# Keep The Best Models During Training With Checkpointing
Deep learning models can take hours, days or even weeks to train and if a training run is stopped unexpectedly, you can lose a lot of work. Discover how you can checkpoint your deep learning models during training, using the Keras library.
- checkpoint each improvement 
- checkpoint the very best model 

Application checkpointing is a fault tolerance technique for long running processes. It is an approach where a snapshot of the state of the system is taken in case of system failure. If there is a problem, not all is lost. The checkpoint may be used directly, or used as the starting point for a new run, picking up where it left oﬀ. When training deep learning models, the checkpoint captures the weights of the model. These weights can be used to make predictions as-is, or used as the basis for ongoing training. 
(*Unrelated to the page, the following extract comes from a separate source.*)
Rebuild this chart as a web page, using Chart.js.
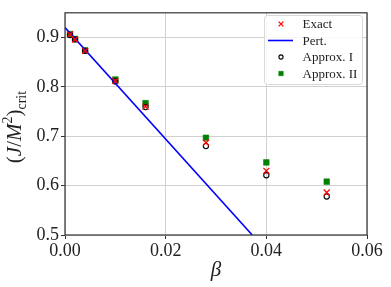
<!DOCTYPE html>
<html>
<head>
<meta charset="utf-8">
<script src="https://cdn.jsdelivr.net/npm/chart.js@4/dist/chart.umd.min.js"></script>
<style>
    html, body { margin: 0; padding: 0; background: #fff; }
    #wrap { width: 391px; height: 287px; }
</style>
</head>
<body>
<div id="wrap"><canvas id="critChart" width="391" height="287"></canvas></div>
<script>
// Data
const betaValues = [0.001, 0.002, 0.004, 0.010, 0.016, 0.028, 0.040, 0.052];
const exactValues = [0.906, 0.896, 0.873, 0.812, 0.760, 0.687, 0.630, 0.586];
const approx1Values = [0.905, 0.896, 0.873, 0.811, 0.759, 0.680, 0.621, 0.578];
const approx2Values = [0.907, 0.897, 0.874, 0.815, 0.767, 0.697, 0.647, 0.608];
const pertBeta = [0, 0.0372];
const pertValues = [0.920, 0.500];
const xTicks = [0, 0.02, 0.04, 0.06];
const yTicks = [0.5, 0.6, 0.7, 0.8, 0.9];

const serif = "'Liberation Serif', 'DejaVu Serif', serif";

function toPoints(xs, ys) {
    return xs.map((x, i) => ({ x: x, y: ys[i] }));
}

// Frame round the plot area (all four spines)
const framePlugin = {
    id: 'frame',
    afterDatasetsDraw(chart) {
        const { ctx, chartArea: a } = chart;
        ctx.save();
        ctx.strokeStyle = '#333';
        ctx.lineWidth = 1.2;
        ctx.strokeRect(a.left, a.top, a.right - a.left, a.bottom - a.top);
        ctx.restore();
    }
};

// Axis titles with sub/superscripts
const titlesPlugin = {
    id: 'titles',
    afterDraw(chart) {
        const ctx = chart.ctx;
        ctx.save();
        ctx.fillStyle = '#222';
        ctx.textBaseline = 'alphabetic';

        // x title
        ctx.font = 'italic 21px ' + serif;
        ctx.textAlign = 'center';
        ctx.fillText('\u03b2', 216, 276);

        // y title: (J/M^2)_crit
        const parts = [
            { t: '(', f: '21px ' + serif, dy: 0 },
            { t: 'J', f: 'italic 21px ' + serif, dy: 0 },
            { t: '/', f: '21px ' + serif, dy: 0 },
            { t: 'M', f: 'italic 21px ' + serif, dy: 0 },
            { t: '2', f: '14px ' + serif, dy: -9 },
            { t: ')', f: '21px ' + serif, dy: 0 },
            { t: 'crit', f: '14px ' + serif, dy: 5 }
        ];
        let total = 0;
        parts.forEach(p => { ctx.font = p.f; p.w = ctx.measureText(p.t).width; total += p.w; });
        ctx.translate(21, 127);
        ctx.rotate(-Math.PI / 2);
        ctx.textAlign = 'left';
        let x = -total / 2;
        parts.forEach(p => {
            ctx.font = p.f;
            ctx.fillText(p.t, x, p.dy);
            x += p.w;
        });
        ctx.restore();
    }
};

// Legend box inside the plot, upper right
const legendPlugin = {
    id: 'boxLegend',
    afterDraw(chart) {
        const ctx = chart.ctx;
        const box = { x: 264.5, y: 15.5, w: 98, h: 69 };
        ctx.save();
        ctx.beginPath();
        ctx.roundRect(box.x, box.y, box.w, box.h, 3);
        ctx.fillStyle = 'rgba(255,255,255,0.85)';
        ctx.fill();
        ctx.strokeStyle = '#d8d8d8';
        ctx.lineWidth = 1;
        ctx.stroke();

        const rows = [24, 40.5, 57, 73.5];
        const order = [0, 1, 2, 3];
        ctx.font = '13px ' + serif;
        ctx.textBaseline = 'middle';
        ctx.textAlign = 'left';
        order.forEach((di, i) => {
            const ds = chart.data.datasets[di];
            const y = rows[i];
            if (ds.showLine) {
                ctx.beginPath();
                ctx.moveTo(268, y);
                ctx.lineTo(293, y);
                ctx.strokeStyle = ds.borderColor;
                ctx.lineWidth = ds.borderWidth;
                ctx.stroke();
            } else {
                ctx.strokeStyle = ds.borderColor;
                ctx.fillStyle = ds.backgroundColor;
                ctx.lineWidth = ds.borderWidth;
                Chart.helpers.drawPoint(ctx, {
                    pointStyle: ds.pointStyle,
                    radius: ds.pointRadius * 0.8,
                    borderWidth: ds.borderWidth,
                    rotation: 0
                }, 281, y);
            }
            ctx.fillStyle = '#222';
            ctx.fillText(ds.label, 302.5, y + 1);
        });
        ctx.restore();
    }
};

function initChart() {
    const ctx = document.getElementById('critChart').getContext('2d');
    return new Chart(ctx, {
        type: 'scatter',
        data: {
            datasets: [
                {
                    label: 'Exact',
                    data: toPoints(betaValues, exactValues),
                    pointStyle: 'crossRot',
                    pointRadius: 4.2,
                    borderColor: '#ff0000',
                    backgroundColor: '#ff0000',
                    borderWidth: 1.3,
                    showLine: false
                },
                {
                    label: 'Pert.',
                    data: toPoints(pertBeta, pertValues),
                    showLine: true,
                    pointRadius: 0,
                    borderColor: '#0000ff',
                    backgroundColor: '#0000ff',
                    borderWidth: 1.6
                },
                {
                    label: 'Approx. I',
                    data: toPoints(betaValues, approx1Values),
                    pointStyle: 'circle',
                    pointRadius: 2.6,
                    borderColor: '#000000',
                    backgroundColor: 'rgba(0,0,0,0)',
                    borderWidth: 1.1,
                    showLine: false
                },
                {
                    label: 'Approx. II',
                    data: toPoints(betaValues, approx2Values),
                    pointStyle: 'rect',
                    pointRadius: 4,
                    borderColor: '#008000',
                    backgroundColor: '#008000',
                    borderWidth: 0.5,
                    showLine: false
                }
            ]
        },
        options: {
            responsive: false,
            animation: false,
            layout: { padding: { top: 10, right: 24, left: 0, bottom: 0 } },
            plugins: {
                legend: { display: false },
                tooltip: { enabled: false }
            },
            scales: {
                x: {
                    type: 'linear',
                    min: 0,
                    max: 0.06,
                    afterBuildTicks: s => { s.ticks = xTicks.map(v => ({ value: v })); },
                    afterFit: s => { s.height = 52; },
                    grid: { color: '#d0d0d0', tickColor: '#333', tickLength: 4, lineWidth: 1 },
                    border: { display: false },
                    ticks: {
                        color: '#222',
                        padding: 1,
                        maxRotation: 0,
                        font: { family: serif, size: 18 },
                        callback: v => v.toFixed(2)
                    }
                },
                y: {
                    type: 'linear',
                    min: 0.5,
                    max: 0.95,
                    afterBuildTicks: s => { s.ticks = yTicks.map(v => ({ value: v })); },
                    afterFit: s => { s.width = 65; },
                    grid: { color: '#d0d0d0', tickColor: '#333', tickLength: 4, lineWidth: 1 },
                    border: { display: false },
                    ticks: {
                        color: '#222',
                        padding: 2,
                        font: { family: serif, size: 18 },
                        callback: v => v.toFixed(1)
                    }
                }
            }
        },
        plugins: [framePlugin, titlesPlugin, legendPlugin]
    });
}

document.addEventListener('DOMContentLoaded', initChart);
</script>
</body>
</html>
The Keras library provides a checkpointing capability by a callback **API**. The **ModelCheckpoint** callback class allows you to deﬁne where to checkpoint the model **weights**, how the ﬁle should be **named** and under what **circumstances** to make a checkpoint of the model. 

The **API** allows you to specify which **metric** to monitor, such as loss or accuracy on the training or validation dataset. You can specify whether to look for an improvement in maximizing or minimizing the score. Finally, the **ﬁlename** that you use to store the weights can include variables like the **epoch** number or **metric**. The ModelCheckpoint instance can then be passed to the training process when calling the **`fit()`** function on the model. Note, you may need to install the **h5py** library.

In [1]:
import numpy as np
import pandas as pd
from keras.models import Sequential
from keras.layers import Dense

from keras.callbacks import ModelCheckpoint

np.random.seed(47)
df = pd.read_csv('pima-indians-diabetes.csv', header=None)
data = df.values
X = data[:,0:8] 
y = data[:,8]
df.head(2)

Using TensorFlow backend.


Unnamed: 0,0,1,2,3,4,5,6,7,8
0,6,148,72,35,0,33.6,0.627,50,1
1,1,85,66,29,0,26.6,0.351,31,0


In [2]:
model = Sequential() 
model.add(Dense(12, input_dim=8, kernel_initializer='uniform', activation='relu')) 
model.add(Dense(8, kernel_initializer='uniform', activation='relu')) 
model.add(Dense(1, kernel_initializer='uniform', activation='sigmoid')) 
model.compile(loss='binary_crossentropy', optimizer='adam', metrics=['accuracy'])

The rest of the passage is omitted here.